= Samuel Bent =

American Mormon leader (1778–1846)

Samuel Bent (July 19, 1778 – August 16, 1846) was a member of the Council of Fifty and a leader in the early years of the Church of Jesus Christ of Latter-day Saints (LDS Church).

Bent was born in Barre, Worcester County, Massachusetts. He lived in New York and Michigan through much of his life and was a Congregationalist and Presbyterian. He married Mary Hilbourne when he was 27, and the couple had four children. In January 1833, he was baptized a member of the Church of Christ by Jared Carter in Pontiac, Michigan. Within a few days he was serving as a missionary.
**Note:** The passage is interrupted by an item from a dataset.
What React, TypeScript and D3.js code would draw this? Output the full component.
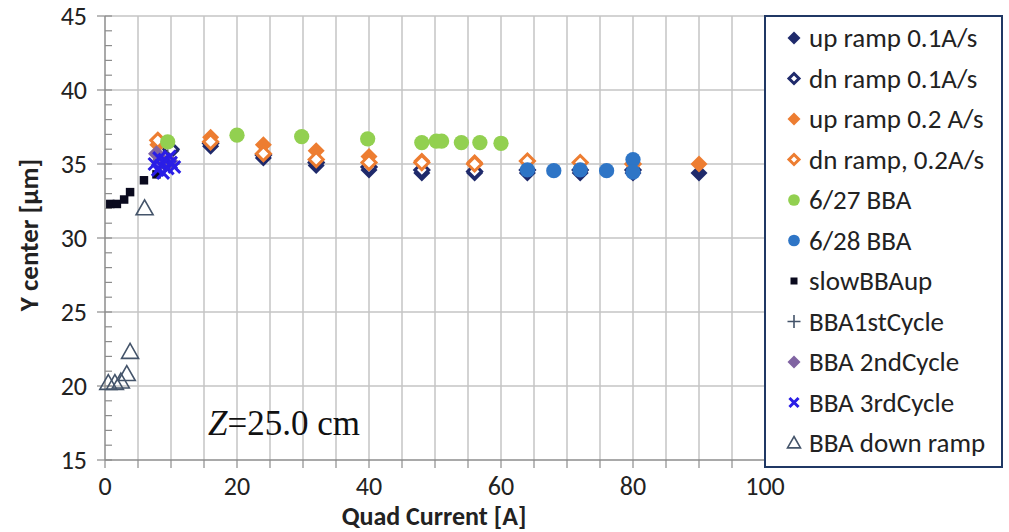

Bent was a member of Zion's Camp, and spent time between Michigan and Kirtland, Ohio, for the next few years. He attended the School of the Prophets. In 1836 he moved to Liberty, Missouri. He was one of the main targets of the mobs in that place that caused the Latter Day Saints to relocate to Caldwell County, Missouri, where Bent was a key figure in the founding of Far West, Missouri. After his wife Hilbourne died, he married Lettuce Palmer in 1837.

After going to Nauvoo, Illinois, at the time the Latter Day Saints were driven out of Missouri, Bent served as a colonel in the Nauvoo Legion and as a member of the Council of Fifty. In 1846 he was appointed as president of the Latter Day Saints in Garden Grove, Iowa, an office he filled until his death.